■ **Work required**
Pictures aside, quote the whole listing exactly.

■ **Data lines**
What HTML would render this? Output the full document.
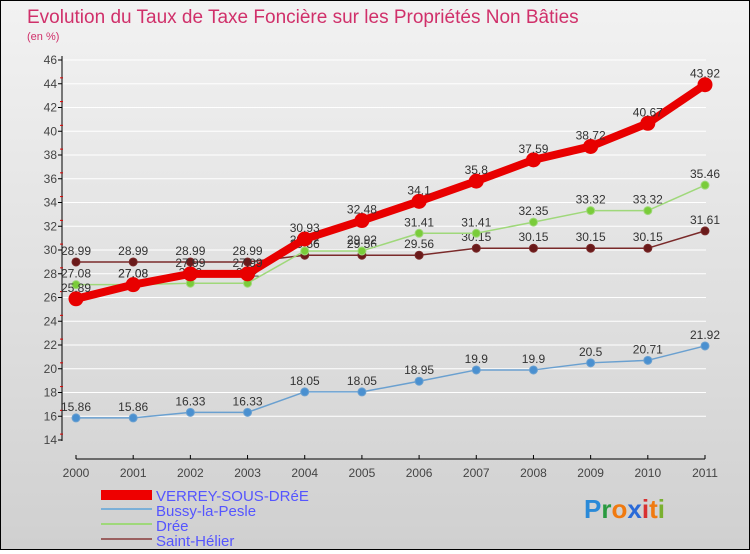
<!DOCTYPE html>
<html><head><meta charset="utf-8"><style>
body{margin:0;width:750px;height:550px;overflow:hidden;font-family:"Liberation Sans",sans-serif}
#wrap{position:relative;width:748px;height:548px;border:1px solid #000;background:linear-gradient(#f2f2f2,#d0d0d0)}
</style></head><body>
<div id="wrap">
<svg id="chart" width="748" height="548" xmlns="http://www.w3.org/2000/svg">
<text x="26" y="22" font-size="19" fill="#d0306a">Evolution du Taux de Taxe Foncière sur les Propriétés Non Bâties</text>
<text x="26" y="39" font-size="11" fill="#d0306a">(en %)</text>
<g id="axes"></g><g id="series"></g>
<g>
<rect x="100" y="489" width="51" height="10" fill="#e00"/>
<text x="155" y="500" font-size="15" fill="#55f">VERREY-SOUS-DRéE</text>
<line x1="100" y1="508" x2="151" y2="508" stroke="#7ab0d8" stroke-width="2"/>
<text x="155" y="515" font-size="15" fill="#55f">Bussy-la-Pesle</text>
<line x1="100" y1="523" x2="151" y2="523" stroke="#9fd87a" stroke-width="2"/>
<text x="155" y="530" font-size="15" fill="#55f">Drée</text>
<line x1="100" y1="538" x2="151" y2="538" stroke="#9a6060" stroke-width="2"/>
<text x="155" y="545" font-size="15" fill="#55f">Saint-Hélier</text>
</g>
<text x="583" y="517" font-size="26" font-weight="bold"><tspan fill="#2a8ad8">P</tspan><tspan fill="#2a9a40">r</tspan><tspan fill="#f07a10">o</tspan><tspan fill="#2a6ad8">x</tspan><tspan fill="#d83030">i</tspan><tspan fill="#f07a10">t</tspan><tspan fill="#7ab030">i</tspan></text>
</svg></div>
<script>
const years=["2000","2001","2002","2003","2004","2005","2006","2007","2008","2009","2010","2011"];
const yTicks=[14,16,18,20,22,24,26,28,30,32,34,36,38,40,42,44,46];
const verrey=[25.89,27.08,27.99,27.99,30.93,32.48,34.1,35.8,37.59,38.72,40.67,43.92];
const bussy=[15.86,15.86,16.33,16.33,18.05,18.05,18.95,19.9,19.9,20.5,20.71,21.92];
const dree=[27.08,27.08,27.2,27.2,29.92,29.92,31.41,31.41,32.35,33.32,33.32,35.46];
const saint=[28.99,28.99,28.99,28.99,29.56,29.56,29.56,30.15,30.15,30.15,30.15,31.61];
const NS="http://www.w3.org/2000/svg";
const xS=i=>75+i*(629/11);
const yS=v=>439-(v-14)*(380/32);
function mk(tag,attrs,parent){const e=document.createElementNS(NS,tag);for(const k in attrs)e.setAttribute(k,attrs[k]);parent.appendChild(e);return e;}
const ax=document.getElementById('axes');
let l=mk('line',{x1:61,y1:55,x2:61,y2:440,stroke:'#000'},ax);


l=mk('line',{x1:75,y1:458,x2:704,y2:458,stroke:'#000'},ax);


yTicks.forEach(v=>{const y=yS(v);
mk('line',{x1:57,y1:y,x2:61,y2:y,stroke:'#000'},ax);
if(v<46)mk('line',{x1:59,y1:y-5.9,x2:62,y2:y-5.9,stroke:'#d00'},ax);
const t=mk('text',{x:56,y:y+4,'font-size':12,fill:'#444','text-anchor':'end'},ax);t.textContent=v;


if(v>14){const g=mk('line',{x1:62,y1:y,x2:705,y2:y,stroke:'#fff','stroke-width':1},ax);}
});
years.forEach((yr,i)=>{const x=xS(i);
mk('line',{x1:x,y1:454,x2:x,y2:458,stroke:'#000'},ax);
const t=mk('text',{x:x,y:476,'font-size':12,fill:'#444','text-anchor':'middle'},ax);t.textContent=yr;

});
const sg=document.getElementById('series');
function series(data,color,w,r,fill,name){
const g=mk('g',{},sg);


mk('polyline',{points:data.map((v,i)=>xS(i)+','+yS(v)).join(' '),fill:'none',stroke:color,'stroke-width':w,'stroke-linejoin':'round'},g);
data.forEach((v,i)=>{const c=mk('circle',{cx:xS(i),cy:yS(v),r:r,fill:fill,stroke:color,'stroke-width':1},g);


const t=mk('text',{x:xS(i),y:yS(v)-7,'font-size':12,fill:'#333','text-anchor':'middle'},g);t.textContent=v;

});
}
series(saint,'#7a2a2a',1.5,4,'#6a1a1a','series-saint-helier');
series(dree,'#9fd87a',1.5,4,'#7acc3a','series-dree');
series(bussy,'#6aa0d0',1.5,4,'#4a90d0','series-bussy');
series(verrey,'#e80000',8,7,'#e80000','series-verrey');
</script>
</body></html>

■ **Exercise result**
What HTML would render this? Output the full document.
<!DOCTYPE html>
<html><head><meta charset="utf-8"><style>
body{margin:0;width:750px;height:550px;overflow:hidden;font-family:"Liberation Sans",sans-serif}
#wrap{position:relative;width:748px;height:548px;border:1px solid #000;background:linear-gradient(#f2f2f2,#d0d0d0)}
</style></head><body>
<div id="wrap">
<svg id="chart" width="748" height="548" xmlns="http://www.w3.org/2000/svg">
<text x="26" y="22" font-size="19" fill="#d0306a">Evolution du Taux de Taxe Foncière sur les Propriétés Non Bâties</text>
<text x="26" y="39" font-size="11" fill="#d0306a">(en %)</text>
<g id="axes"></g><g id="series"></g>
<g>
<rect x="100" y="489" width="51" height="10" fill="#e00"/>
<text x="155" y="500" font-size="15" fill="#55f">VERREY-SOUS-DRéE</text>
<line x1="100" y1="508" x2="151" y2="508" stroke="#7ab0d8" stroke-width="2"/>
<text x="155" y="515" font-size="15" fill="#55f">Bussy-la-Pesle</text>
<line x1="100" y1="523" x2="151" y2="523" stroke="#9fd87a" stroke-width="2"/>
<text x="155" y="530" font-size="15" fill="#55f">Drée</text>
<line x1="100" y1="538" x2="151" y2="538" stroke="#9a6060" stroke-width="2"/>
<text x="155" y="545" font-size="15" fill="#55f">Saint-Hélier</text>
</g>
<text x="583" y="517" font-size="26" font-weight="bold"><tspan fill="#2a8ad8">P</tspan><tspan fill="#2a9a40">r</tspan><tspan fill="#f07a10">o</tspan><tspan fill="#2a6ad8">x</tspan><tspan fill="#d83030">i</tspan><tspan fill="#f07a10">t</tspan><tspan fill="#7ab030">i</tspan></text>
</svg></div>
<script>
const years=["2000","2001","2002","2003","2004","2005","2006","2007","2008","2009","2010","2011"];
const yTicks=[14,16,18,20,22,24,26,28,30,32,34,36,38,40,42,44,46];
const verrey=[25.89,27.08,27.99,27.99,30.93,32.48,34.1,35.8,37.59,38.72,40.67,43.92];
const bussy=[15.86,15.86,16.33,16.33,18.05,18.05,18.95,19.9,19.9,20.5,20.71,21.92];
const dree=[27.08,27.08,27.2,27.2,29.92,29.92,31.41,31.41,32.35,33.32,33.32,35.46];
const saint=[28.99,28.99,28.99,28.99,29.56,29.56,29.56,30.15,30.15,30.15,30.15,31.61];
const NS="http://www.w3.org/2000/svg";
const xS=i=>75+i*(629/11);
const yS=v=>439-(v-14)*(380/32);
function mk(tag,attrs,parent){const e=document.createElementNS(NS,tag);for(const k in attrs)e.setAttribute(k,attrs[k]);parent.appendChild(e);return e;}
const ax=document.getElementById('axes');
let l=mk('line',{x1:61,y1:55,x2:61,y2:440,stroke:'#000'},ax);


l=mk('line',{x1:75,y1:458,x2:704,y2:458,stroke:'#000'},ax);


yTicks.forEach(v=>{const y=yS(v);
mk('line',{x1:57,y1:y,x2:61,y2:y,stroke:'#000'},ax);
if(v<46)mk('line',{x1:59,y1:y-5.9,x2:62,y2:y-5.9,stroke:'#d00'},ax);
const t=mk('text',{x:56,y:y+4,'font-size':12,fill:'#444','text-anchor':'end'},ax);t.textContent=v;


if(v>14){const g=mk('line',{x1:62,y1:y,x2:705,y2:y,stroke:'#fff','stroke-width':1},ax);}
});
years.forEach((yr,i)=>{const x=xS(i);
mk('line',{x1:x,y1:454,x2:x,y2:458,stroke:'#000'},ax);
const t=mk('text',{x:x,y:476,'font-size':12,fill:'#444','text-anchor':'middle'},ax);t.textContent=yr;

});
const sg=document.getElementById('series');
function series(data,color,w,r,fill,name){
const g=mk('g',{},sg);


mk('polyline',{points:data.map((v,i)=>xS(i)+','+yS(v)).join(' '),fill:'none',stroke:color,'stroke-width':w,'stroke-linejoin':'round'},g);
data.forEach((v,i)=>{const c=mk('circle',{cx:xS(i),cy:yS(v),r:r,fill:fill,stroke:color,'stroke-width':1},g);


const t=mk('text',{x:xS(i),y:yS(v)-7,'font-size':12,fill:'#333','text-anchor':'middle'},g);t.textContent=v;

});
}
series(saint,'#7a2a2a',1.5,4,'#6a1a1a','series-saint-helier');
series(dree,'#9fd87a',1.5,4,'#7acc3a','series-dree');
series(bussy,'#6aa0d0',1.5,4,'#4a90d0','series-bussy');
series(verrey,'#e80000',8,7,'#e80000','series-verrey');
</script>
</body></html>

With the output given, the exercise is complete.